In the case where B passes away before the property is sold, or no longer treats the property as their main dwelling, the tests in column three of the table will no longer be satisfied. Accordingly, you would no longer be entitled to the full main residence exemption, under section 118-195 of the ITAA 1997.

Section 118-200 of the ITAA 1997 provides a partial exemption for deceased estate dwellings. This part exemption is based on the proportion of your ownership period that B occupied the property.

You are entitled to a partial exemption (or no exemption) if you are an individual and your ownership interest in a dwelling passed to you as a beneficiary in a deceased estate, or you owned it as the trustee of a deceased estate and section 118-195 of the ITAA 1997 does not apply.

Accordingly, you will be entitled to the partial exemption under section 118-200 of the ITAA 1997 for the capital gain or capital loss arising from the sale of the property, should B pass away before the property is sold or no longer choose to treat the property as their main dwelling.

If the property is sold and section 118-195 of the ITAA 1997 is unable to apply, you may incur a capital gain or capital loss. Where a capital gain meets the requirements in section 115-5 of the ITAA 1997, the capital gain is a discount capital gain.

To be eligible for a discount capital gain, the following conditions must be satisfied:

    • You are an individual, complying superannuation entity, trust, or a life insurance company in relation to a discount capital gain from a CGT event in respect of a CGT asset that is a complying superannuation/FHSA asset (section 115-10 of the ITAA 1997).

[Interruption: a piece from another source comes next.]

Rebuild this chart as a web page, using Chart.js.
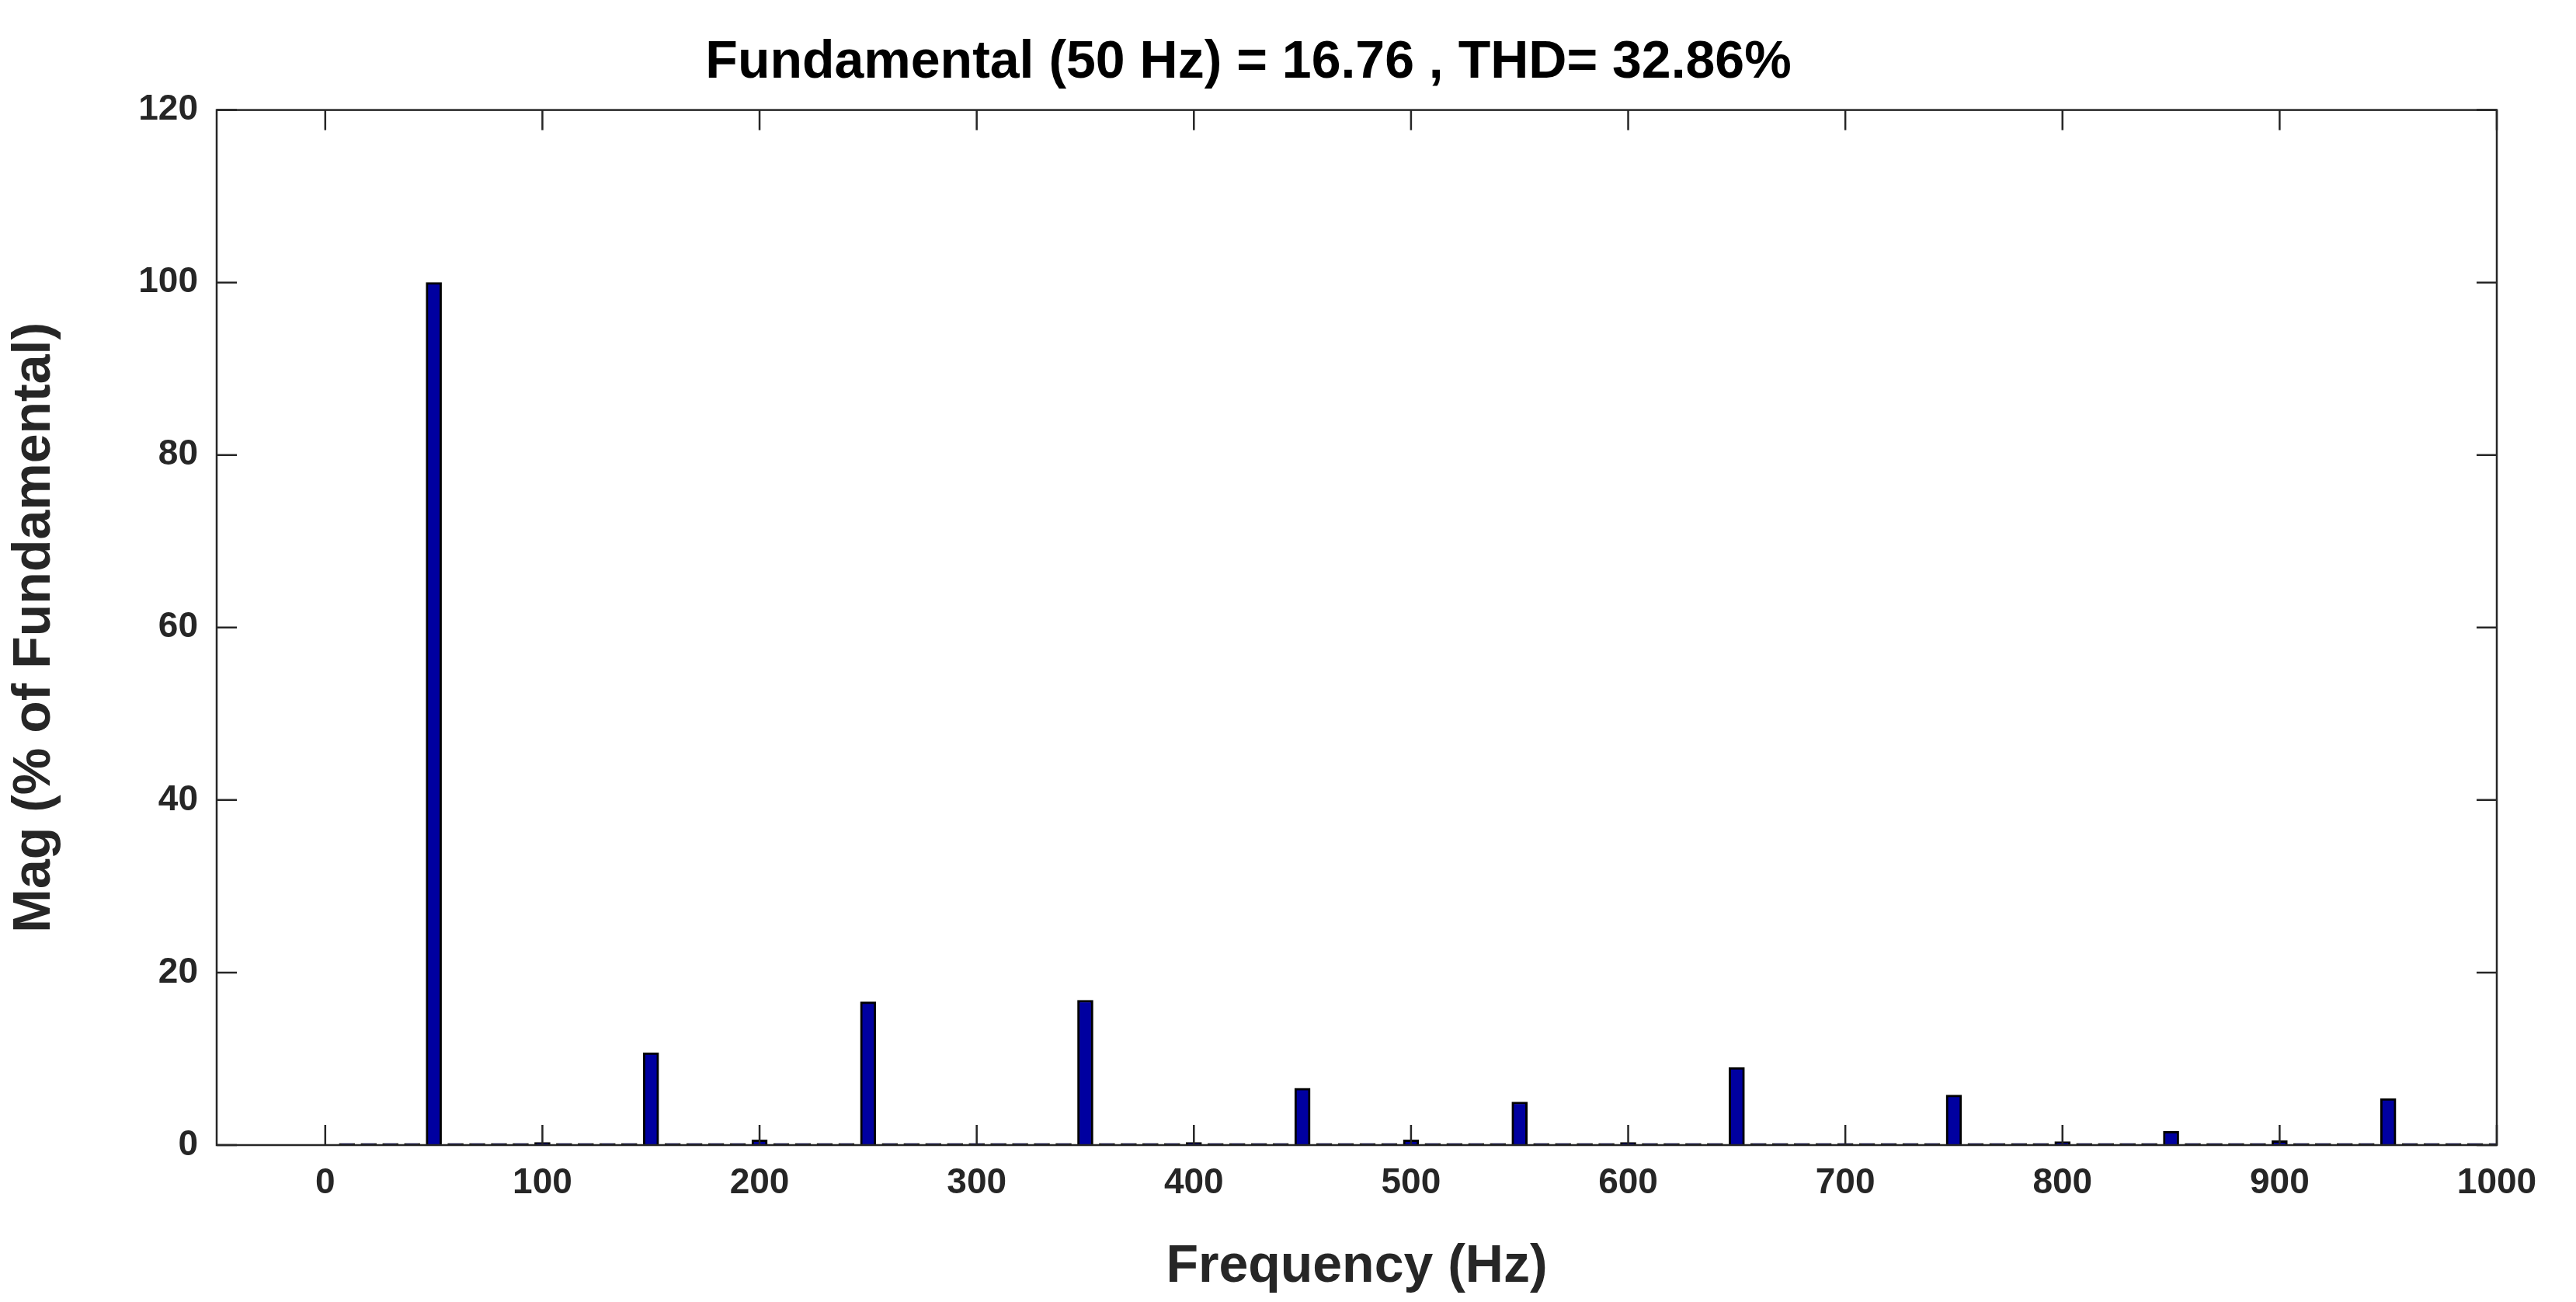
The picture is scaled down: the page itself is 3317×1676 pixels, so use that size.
<!DOCTYPE html>
<html>
<head>
<meta charset="utf-8">
<script src="https://cdn.jsdelivr.net/npm/chart.js@4/dist/chart.umd.min.js"></script>
<style>
  html, body { margin: 0; padding: 0; background: #fff; }
  #wrap { width: 3317px; height: 1676px; }
</style>
</head>
<body>
<div id="wrap"><canvas id="fft"></canvas></div>
<script>
// harmonic spectrum, % of fundamental
const harmonicFreqs = [50, 100, 150, 200, 250, 300, 350, 400, 450, 500, 550, 600, 650, 700, 750, 800, 850, 900, 950, 1000];
const harmonicMags  = [100, 0.3, 10.7, 0.6, 16.6, 0.2, 16.8, 0.3, 6.6, 0.6, 5.0, 0.3, 9.0, 0.2, 5.8, 0.4, 1.6, 0.5, 5.4, 0.2];
// interharmonic bins (10 Hz steps) sit near zero
const binStep = 10;
const binFloor = 0.2;
const xTicks = [0, 100, 200, 300, 400, 500, 600, 700, 800, 900, 1000];
const yTicks = [0, 20, 40, 60, 80, 100, 120];

const points = [];
for (let f = 10; f <= 1000; f += binStep) {
    const i = harmonicFreqs.indexOf(f);
    points.push({ x: f, y: i >= 0 ? harmonicMags[i] : binFloor });
}

const font = 'Liberation Sans, Arial, sans-serif';

// MATLAB-like box with inward ticks
const boxTicks = {
    id: 'boxTicks',
    afterDraw(chart) {
        const { ctx, chartArea: a, scales } = chart;
        ctx.save();
        ctx.strokeStyle = '#262626';
        ctx.lineWidth = 2.5;
        ctx.strokeRect(a.left, a.top, a.right - a.left, a.bottom - a.top);
        const len = 26;
        ctx.beginPath();
        xTicks.forEach(v => {
            const px = scales.x.getPixelForValue(v);
            ctx.moveTo(px, a.bottom); ctx.lineTo(px, a.bottom - len);
            ctx.moveTo(px, a.top); ctx.lineTo(px, a.top + len);
        });
        yTicks.forEach(v => {
            const py = scales.y.getPixelForValue(v);
            ctx.moveTo(a.left, py); ctx.lineTo(a.left + len, py);
            ctx.moveTo(a.right, py); ctx.lineTo(a.right - len, py);
        });
        ctx.stroke();
        ctx.restore();
    }
};

new Chart(document.getElementById('fft'), {
    type: 'bar',
    data: {
        datasets: [{
            data: points,
            backgroundColor: '#0000a0',
            borderColor: '#000000',
            borderWidth: 3,
            barThickness: 20
        }]
    },
    options: {
        responsive: true,
        maintainAspectRatio: false,
        animation: false,
        devicePixelRatio: 1,
        layout: { padding: { top: 0, right: 102, left: 0, bottom: 0 } },
        plugins: {
            legend: { display: false },
            tooltip: { enabled: false },
            title: {
                display: true,
                text: 'Fundamental (50 Hz) = 16.76 , THD= 32.86%',
                color: '#000',
                font: { family: font, size: 68, weight: 'bold' },
                padding: { top: 40, bottom: 20 }
            }
        },
        scales: {
            x: {
                type: 'linear',
                offset: false,
                min: -50,
                max: 1000,
                afterBuildTicks: s => { s.ticks = xTicks.map(v => ({ value: v })); },
                afterFit: s => { s.height = 202; },
                grid: { display: false, offset: false },
                border: { display: false },
                ticks: {
                    color: '#262626',
                    padding: 14,
                    maxRotation: 0,
                    callback: v => String(v),
                    font: { family: font, size: 46, weight: 'bold' }
                },
                title: {
                    display: true,
                    text: 'Frequency (Hz)',
                    color: '#262626',
                    padding: { top: 4 },
                    font: { family: font, size: 68, weight: 'bold' }
                }
            },
            y: {
                min: 0,
                max: 120,
                afterBuildTicks: s => { s.ticks = yTicks.map(v => ({ value: v })); },
                afterFit: s => { s.width = 279; },
                grid: { display: false },
                border: { display: false },
                ticks: {
                    color: '#262626',
                    padding: 16,
                    font: { family: font, size: 46, weight: 'bold' }
                },
                title: {
                    display: true,
                    text: 'Mag (% of Fundamental)',
                    color: '#262626',
                    padding: { bottom: 22 },
                    font: { family: font, size: 68, weight: 'bold' }
                }
            }
        }
    },
    plugins: [boxTicks]
});
</script>
</body>
</html>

    • The capital gain must result from a CGT event happening after 21 September 1999 (section 115-15 of the ITAA 1997).

    • The capital gain must have been worked out using a cost base that has been calculated without reference to indexation (section 115-20 of the ITAA 1997).

    • The CGT asset must have been held for at least 12 months before the CGT event occurred (section 115-25 of the ITAA 1997).

In this case, you are one of the specified individuals/entities and you acquired the property more than 12 months ago. You intend to sell the property in the near future, as such the CGT event will occur after 21 September 1999. The property does not have an indexed cost base. Accordingly, you will be entitled to the CGT discount, as per section 115-100 of the ITAA 1997.